By Cassandra Lans
Following the terrible tragedy that left 6 people dead and 3 in critical condition from the hands of an alleged White supremacist, people of diverse backgrounds have united to show their support and condolences for the victims and their families.
Prayer vigils, moments of silence, and the cancellation of events have all occurred to show respect and honor for the families and the community affected by this tragedy.

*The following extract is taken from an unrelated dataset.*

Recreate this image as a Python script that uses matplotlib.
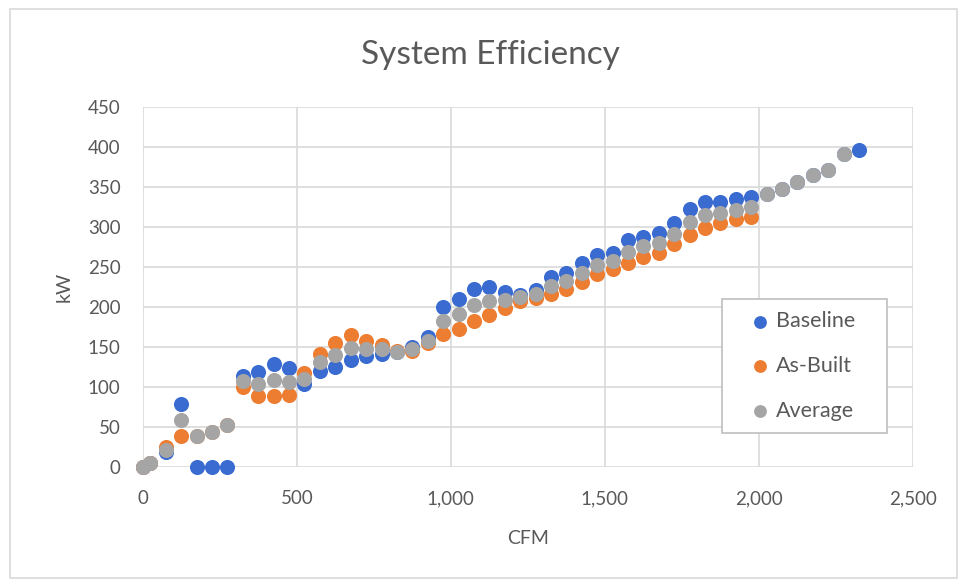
import matplotlib
matplotlib.use("Agg")
import matplotlib.pyplot as plt
from matplotlib.ticker import FuncFormatter, MultipleLocator
from matplotlib.patches import Rectangle

plt.rcParams['font.family'] = ['Lato', 'DejaVu Sans']

# fan test readings, CFM vs kW
baseline_cfm = [0, 25, 75, 125, 175, 225, 275, 325, 375, 425, 475, 525, 575, 625,
                675, 725, 775, 825, 875, 925, 975, 1025, 1075, 1125, 1175, 1225,
                1275, 1325, 1375, 1425, 1475, 1525, 1575, 1625, 1675, 1725, 1775,
                1825, 1875, 1925, 1975, 2025, 2075, 2125, 2175, 2225, 2275, 2325]
baseline_kw = [0, 5, 18, 78, 0, 0, 0, 114, 119, 129, 123, 103, 120, 125,
               133, 139, 141, 144, 150, 162, 200, 210, 222, 225, 219, 215,
               221, 237, 243, 255, 265, 267, 284, 288, 293, 305, 323,
               331, 332, 335, 338, 342, 348, 357, 365, 371, 392, 396]

asbuilt_cfm = [0, 25, 75, 125, 175, 225, 275, 325, 375, 425, 475, 525, 575, 625,
               675, 725, 775, 825, 875, 925, 975, 1025, 1075, 1125, 1175, 1225,
               1275, 1325, 1375, 1425, 1475, 1525, 1575, 1625, 1675, 1725, 1775,
               1825, 1875, 1925, 1975]
asbuilt_kw = [0, 5, 25, 39, 39, 44, 52, 100, 88, 88, 90, 117, 141, 155,
              165, 157, 153, 145, 145, 155, 166, 173, 183, 190, 199, 208,
              211, 216, 222, 231, 241, 248, 255, 263, 268, 279, 290,
              299, 305, 310, 313]

average_cfm = [0, 25, 75, 125, 175, 225, 275, 325, 375, 425, 475, 525, 575, 625,
               675, 725, 775, 825, 875, 925, 975, 1025, 1075, 1125, 1175, 1225,
               1275, 1325, 1375, 1425, 1475, 1525, 1575, 1625, 1675, 1725, 1775,
               1825, 1875, 1925, 1975, 2025, 2075, 2125, 2175, 2225, 2275]
average_kw = [0, 5, 21, 58, 39, 44, 52, 107, 104, 108, 106, 110, 131, 140,
              149, 148, 147, 144, 148, 158, 183, 191, 202, 208, 209, 212,
              216, 226, 233, 243, 253, 258, 269, 276, 280, 292, 306,
              315, 318, 322, 325, 342, 348, 357, 365, 371, 392]

blue = '#3A6BD0'
orange = '#ED7D31'
gray = '#A5A5A5'
text_gray = '#595959'

fig = plt.figure(figsize=(9.58, 5.81), dpi=100)
ax = fig.add_axes([0.149, 0.1967, 0.804, 0.6186])

# chart area border
fig.patches.append(Rectangle((0.010, 0.006), 0.989, 0.978, transform=fig.transFigure,
                             fill=False, edgecolor='#d9d9d9', linewidth=1.2))

ax.scatter(baseline_cfm, baseline_kw, s=118, color=blue, linewidths=0, label='Baseline',
           zorder=3, clip_on=False)
ax.scatter(asbuilt_cfm, asbuilt_kw, s=118, color=orange, linewidths=0, label='As-Built',
           zorder=4, clip_on=False)
ax.scatter(average_cfm, average_kw, s=118, color=gray, linewidths=0, label='Average',
           zorder=5, clip_on=False)

ax.set_xlim(0, 2500)
ax.set_ylim(0, 450)
ax.xaxis.set_major_locator(MultipleLocator(500))
ax.yaxis.set_major_locator(MultipleLocator(50))
ax.xaxis.set_major_formatter(FuncFormatter(lambda v, p: '{:,.0f}'.format(v)))
ax.grid(True, color='#d9d9d9', linewidth=1.2, zorder=0)
ax.set_axisbelow(True)
for s in ax.spines.values():
    s.set_visible(False)
ax.tick_params(length=0, labelsize=13.5, colors=text_gray)
ax.tick_params(axis='x', pad=17)
ax.tick_params(axis='y', pad=16)

fig.text(490 / 958, 1 - 55 / 581, 'System Efficiency', fontsize=24, color=text_gray,
         ha='center', va='center')
ax.set_xlabel('CFM', fontsize=14, color=text_gray, labelpad=16)
ax.set_ylabel('kW', fontsize=14, color=text_gray, labelpad=11)

# legend box drawn separately so its padding can be set freely
ax.add_patch(Rectangle((0.752, 0.094), 0.214, 0.373, transform=ax.transAxes,
                       facecolor='white', edgecolor='#bfbfbf', linewidth=1.2, zorder=6))
leg = ax.legend(loc='center left', bbox_to_anchor=(0.787, 0.280), fontsize=15.5,
                frameon=False, labelspacing=1.15, handletextpad=0.25, borderpad=0,
                markerscale=0.85, handlelength=1.0, borderaxespad=0)
leg.set_zorder(7)
for t in leg.get_texts():
    t.set_color(text_gray)

fig.savefig('out.png', dpi=100, facecolor='white')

Will Allen, CEO of Growing Power, Inc. has lived in Oak Creek for many years, the temple is located not far from his home, cancelled his grand opening of a new store. Growing Power released the following statement: “The grand opening of Growing Power’s Northside Milwaukee Deli & Food Market has been postponed in respect for those who tragically lost their lives and those injured in Oak Creek, WI, yesterday. At Growing Power, we honor the diversity of the greater Milwaukee community and hold in the highest esteem the values of tolerance, inclusion and peace. Oak Creek has been the hometown of our founder, Will Allen, for over 30 years, and we are tied not only to the land but also to every person and organization within this community. Therefore, our hearts are heavy with sorrow and we stand in communion and solidarity with the Sikh community of Wisconsin.”
Countless other religious and non-religious groups have held prayer vigils, and offered help and assistance for the Sikh community. On Sunday, at the Gospel Stage of African World Festival, four area pastors held a public prayer for the victims prior to their performance on stage.
On Thursday, The Hindu Temple of Wisconsin also held a prayer vigil, “The terrible tragedy at the Sikh Temple of Wisconsin in Oak Creek has touched us all very deeply and in many personal ways,” says Anand Adavi, president of the Hindu Temple of Wisconsin. “We stand in solidarity with our Sikh brothers and sisters. We share the great pain and loss of the Sikh community and the affected families and join other faith communities in offering our heartfelt prayers for the victims.”
Milwaukee Inner-City Congregations Allied for Hope (MICAH) and Rev. Willie Brisco, president of MICAH, Inc. offered its heartfelt thoughts and prayers to those affected by the shooting. “We continue to strengthen our mission and resolve for active, purposeful, and peaceful community outreach across the broad spectrum of multicultural communities in Milwaukee focusing on our mutuality’s through education rather than emphasis on differences in order to bring about citywide change and resolution.” Brisco stated.
Congresswoman Gwen Moore said, “I am deeply saddened by today’s events which took the lives of these innocent members of our community. My thoughts and prayers remain with the families of those that have lost loved ones as well as the families of those injured in this senseless act of violence. I will continue to monitor this situation as it develops.”
The Sikh American Legal Defense and Education Fund (SALDEF) released a statement following the shooting expressing condolences. “Houses of worship, like the gurdwara, are places of peace. Attacks at any of the nation’s houses of worship must be condemned by all Americans. This type of crime strikes at the very foundation of religious tolerance, the principle upon which this country was built. We thank our friends and neighbors from across the country for the outpouring of support and condolences as we come together to recover from the attack.”
Founded in 1996, the Sikh American Legal Defense and Education Fund (SALDEF) is the oldest Sikh American civil rights and educational organization in the country. SALDEF’s mission is to protect the civil rights of all Americans and ensure a fostering environment in the United States for Sikh Americans. SALDEF empowers Sikh Americans through educational outreach, media relations, leadership development and legal and legislative advocacy.
This tragedy has also allowed for an opportunity to learn more not just about Sikh Americans, but also the hate groups that still exists in the United States. The shooter was allegedly a member of a White supremacist group, and a member of so-called hate-rock band. As more information comes out, the public is also learning that White supremacist groups have actually grown after the election of the nation’s first Black president.
The six victims of Sunday’s attack were identified by police as five men — Sita Singh, 41; Ranjit Singh, 49; temple president Satwant Singh Kaleka, 65; Prakash Singh, 39, and Suveg Singh, 84 — and one woman, 41-year-old Paramjit Kaur. The wake and visitation were held on Friday, Aug. 10.